Think of the fact that the price of atonement here is too cheap for some and too rich for others.

The rich man thinks, “Come on—half a shekel? That’s it?! That’s all my life’s worth?! That’s far too cheap for my noble blood! No, I can do a lot better than that!” So he brings a hundred shekels to Aaron, maybe even a thousand just to prove the point, because the idea of his wealth meaning nothing is a thought he can’t stomach.

But the poor man thinks, “Come on—half a shekel? That’s way too much! I can’t pay that! I’d have to sacrifice dinner or a night out with friends or a weekend membership—no, can’t do it! I’ll bring a nickel or a dime, whatever I’ve got left over this month, and God will just have to accept it if He wants my life that badly.”

That’s why a Pharisee is no better off than a profligate at the foot of the cross, friend.
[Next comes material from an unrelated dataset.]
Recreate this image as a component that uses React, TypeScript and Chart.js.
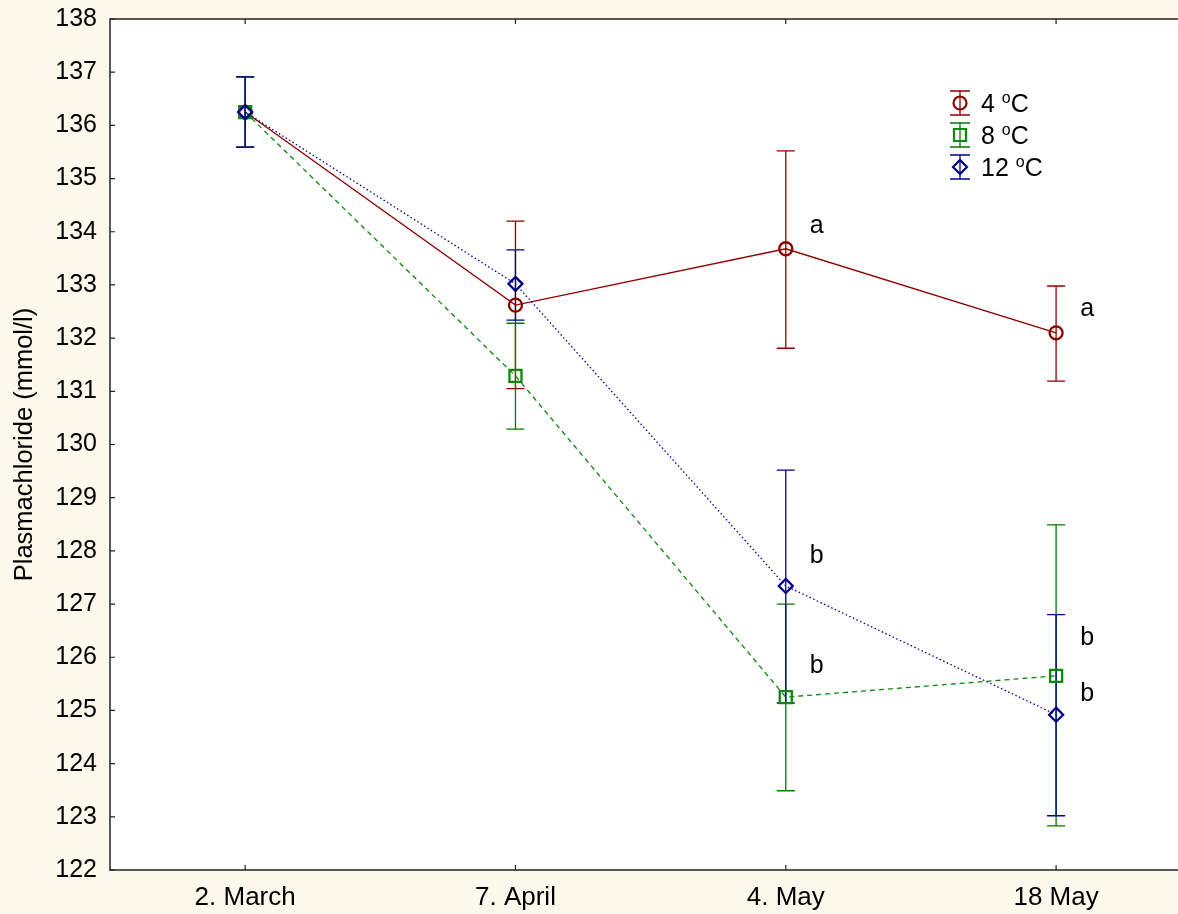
import React, { useEffect, useRef } from 'react';
import { Chart, registerables } from 'chart.js';

Chart.register(...registerables);

const categories = ['2. March', '7. April', '4. May', '18 May'];

const mean4 = [136.25, 132.62, 133.68, 132.1];
const hi4 = [136.91, 134.2, 135.52, 132.98];
const lo4 = [135.59, 131.05, 131.81, 131.19];

const mean8 = [136.25, 131.29, 125.25, 125.65];
const hi8 = [136.91, 132.28, 127.0, 128.49];
const lo8 = [135.59, 130.29, 123.49, 122.83];

const mean12 = [136.25, 133.02, 127.34, 124.92];
const hi12 = [136.91, 133.66, 129.52, 126.8];
const lo12 = [135.59, 132.34, 125.14, 123.02];

const seriesNames = ['4 ', '8 ', '12 '];

const letterText = ['a', 'a', 'b', 'b', 'b', 'b'];
const letterCat = [2, 3, 2, 2, 3, 3];
const letterY = [134.15, 132.59, 127.94, 125.87, 126.4, 125.35];

const yTicks = [122, 138];

const RED = '#900000';
const GREEN = '#0a8a0a';
const BLUE = '#00008c';
const FONT = '"Liberation Sans", Arial, sans-serif';

function drawMarker(ctx: CanvasRenderingContext2D, style: string, x: number, y: number, color: string) {
  ctx.save();
  ctx.strokeStyle = color;
  ctx.lineWidth = 2.2;
  ctx.beginPath();
  if (style === 'circle') {
    ctx.arc(x, y, 6.5, 0, Math.PI * 2);
  } else if (style === 'rect') {
    ctx.rect(x - 6, y - 6, 12, 12);
  } else {
    ctx.moveTo(x, y - 7);
    ctx.lineTo(x + 7, y);
    ctx.lineTo(x, y + 7);
    ctx.lineTo(x - 7, y);
    ctx.closePath();
  }
  ctx.stroke();
  ctx.restore();
}

function zeroPad(s: any) {
  s.paddingTop = 0;
  s.paddingBottom = 0;
  s.paddingLeft = 0;
  s.paddingRight = 0;
}

export default function App() {
  const ref = useRef<HTMLCanvasElement>(null);

  useEffect(() => {
    const canvas = ref.current;
    if (!canvas) return;

    const series = [
      { mean: mean4, hi: hi4, lo: lo4, color: RED, bar: RED, style: 'circle', dash: [] as number[] },
      { mean: mean8, hi: hi8, lo: lo8, color: GREEN, bar: '#007a00', style: 'rect', dash: [5, 4] },
      { mean: mean12, hi: hi12, lo: lo12, color: BLUE, bar: BLUE, style: 'rectRot', dash: [1.5, 2.5] },
    ];

    const bgPlugin = {
      id: 'bg',
      beforeDraw(chart: any) {
        const { ctx, chartArea } = chart;
        ctx.save();
        ctx.fillStyle = '#fdf8ec';
        ctx.fillRect(0, 0, chart.width, chart.height);
        ctx.fillStyle = '#ffffff';
        ctx.fillRect(chartArea.left, chartArea.top, chartArea.right - chartArea.left, chartArea.bottom - chartArea.top);
        ctx.restore();
      },
    };

    const errPlugin = {
      id: 'err',
      beforeDatasetsDraw(chart: any) {
        const { ctx } = chart;
        const xs = chart.scales.x;
        const ys = chart.scales.y;
        ctx.save();
        ctx.lineWidth = 1.3;
        series.forEach((s) => {
          ctx.strokeStyle = s.bar;
          s.mean.forEach((_, i) => {
            const x = xs.getPixelForValue(i);
            const yt = ys.getPixelForValue(s.hi[i]);
            const yb = ys.getPixelForValue(s.lo[i]);
            ctx.beginPath();
            ctx.moveTo(x, yt);
            ctx.lineTo(x, yb);
            ctx.moveTo(x - 9, yt);
            ctx.lineTo(x + 9, yt);
            ctx.moveTo(x - 9, yb);
            ctx.lineTo(x + 9, yb);
            ctx.stroke();
          });
        });
        ctx.restore();
      },
    };

    const overlayPlugin = {
      id: 'overlay',
      afterDraw(chart: any) {
        const { ctx, chartArea } = chart;
        const xs = chart.scales.x;
        const ys = chart.scales.y;
        ctx.save();
        // axes frame
        ctx.strokeStyle = '#222';
        ctx.lineWidth = 1.5;
        ctx.beginPath();
        ctx.moveTo(chartArea.right, chartArea.top);
        ctx.lineTo(chartArea.left, chartArea.top);
        ctx.lineTo(chartArea.left, chartArea.bottom);
        ctx.lineTo(chartArea.right, chartArea.bottom);
        ctx.stroke();
        ctx.lineWidth = 1.2;
        ctx.beginPath();
        ys.ticks.forEach((t: any) => {
          const y = ys.getPixelForValue(t.value);
          ctx.moveTo(chartArea.left, y);
          ctx.lineTo(chartArea.left + 5, y);
        });
        xs.ticks.forEach((t: any) => {
          const x = xs.getPixelForValue(t.value);
          ctx.moveTo(x, chartArea.bottom);
          ctx.lineTo(x, chartArea.bottom - 5);
          ctx.moveTo(x, chartArea.top);
          ctx.lineTo(x, chartArea.top + 5);
        });
        ctx.stroke();

        // axis title
        ctx.fillStyle = '#000';
        ctx.font = `25.5px ${FONT}`;
        ctx.textAlign = 'center';
        ctx.textBaseline = 'middle';
        ctx.save();
        ctx.translate(25, (chartArea.top + chartArea.bottom) / 2);
        ctx.rotate(-Math.PI / 2);
        ctx.fillText('Plasmachloride (mmol/l)', 0, 0);
        ctx.restore();

        // letters
        ctx.font = `25px ${FONT}`;
        ctx.textAlign = 'center';
        letterText.forEach((t, i) => {
          const x = xs.getPixelForValue(letterCat[i]) + 31;
          const y = ys.getPixelForValue(letterY[i]) + 2;
          ctx.fillText(t, x, y);
        });

        // legend
        ctx.textAlign = 'left';
        const lx = 960;
        const rows = [103, 135, 167];
        series.forEach((s, i) => {
          const y = rows[i];
          ctx.strokeStyle = s.bar;
          ctx.lineWidth = 1.3;
          ctx.beginPath();
          ctx.moveTo(lx, y - 12);
          ctx.lineTo(lx, y + 12);
          ctx.moveTo(lx - 10, y - 12);
          ctx.lineTo(lx + 10, y - 12);
          ctx.moveTo(lx - 10, y + 12);
          ctx.lineTo(lx + 10, y + 12);
          ctx.stroke();
          drawMarker(ctx, s.style, lx, y, s.color);
          ctx.fillStyle = '#000';
          ctx.textBaseline = 'alphabetic';
          ctx.font = `25px ${FONT}`;
          let tx = 981;
          const base = y + 9;
          ctx.fillText(seriesNames[i], tx, base);
          tx += ctx.measureText(seriesNames[i]).width;
          ctx.font = `16px ${FONT}`;
          ctx.fillText('o', tx, base - 9);
          tx += ctx.measureText('o').width;
          ctx.font = `25px ${FONT}`;
          ctx.fillText('C', tx, base);
        });
        ctx.restore();
      },
    };

    const chart = new Chart(canvas, {
      type: 'line',
      data: {
        datasets: series.map((s, k) => ({
          label: seriesNames[k] + 'oC',
          data: s.mean.map((v, i) => ({ x: i, y: v })),
          borderColor: s.color,
          backgroundColor: 'rgba(0,0,0,0)',
          borderWidth: 1.3,
          borderDash: s.dash,
          pointStyle: s.style as any,
          pointRadius: s.style === 'circle' ? 6.5 : s.style === 'rect' ? 8.5 : 7,
          pointBorderWidth: 2.3,
          pointBorderColor: s.color,
          pointBackgroundColor: 'rgba(0,0,0,0)',
          tension: 0,
          order: 3 - k,
        })),
      },
      options: {
        animation: false,
        responsive: true,
        maintainAspectRatio: false,
        layout: { autoPadding: false, padding: { top: 19, right: 0, left: 0, bottom: 0 } },
        plugins: { legend: { display: false }, tooltip: { enabled: false } },
        scales: {
          x: {
            type: 'linear',
            min: -0.5,
            max: 3.451,
            afterBuildTicks: (s: any) => {
              s.ticks = categories.map((_, i) => ({ value: i }));
            },
            afterFit: (s: any) => {
              s.height = 44;
              zeroPad(s);
            },
            grid: { display: false, drawTicks: false },
            border: { display: false },
            ticks: {
              callback: (v: any) => categories[v] ?? '',
              font: { family: FONT, size: 26 },
              color: '#000',
              padding: 12,
              maxRotation: 0,
              autoSkip: false,
            },
          },
          y: {
            min: yTicks[0],
            max: yTicks[1],
            afterFit: (s: any) => {
              s.width = 110;
              zeroPad(s);
            },
            grid: { display: false, drawTicks: false },
            border: { display: false },
            ticks: {
              stepSize: 1,
              font: { family: FONT, size: 25 },
              color: '#000',
              padding: 13,
            },
          },
        },
      },
      plugins: [bgPlugin, errPlugin, overlayPlugin],
    });

    return () => chart.destroy();
  }, []);

  return (
    <div style={{ position: 'fixed', left: 0, top: 0, width: 1178, height: 914 }}>
      <canvas ref={ref} />
    </div>
  );
}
A Pharisee brings his squeaky clean record, his works of penance, his wealth of knowledge, and drops that bundle of righteousness at Christ’s feet like a pile of golden shekels, only to realize that his wealth means nothing here. And the poor profligate comes too, clutching tightly to his bag of addictions—his gambling, his alcohol, his pornography, his sports, etc.—having no room left in his hands for the Savior, no place left on his tongue for the words, “Father, forgive me—a sinner!” and he, like the Pharisee, walks away empty.

Marvel at the thought that our Redeemer paid the atoning price of our lives from both ends of the spectrum: both as the richest Man in the world and as the poorest. That He neither considered the atoning Passion too belittling from His exalted, kingly state, nor too severe from His lowly, humbled state. That He paid it all—for us—from the depths of His riches, from the depths of His poverty, from the depths of His love.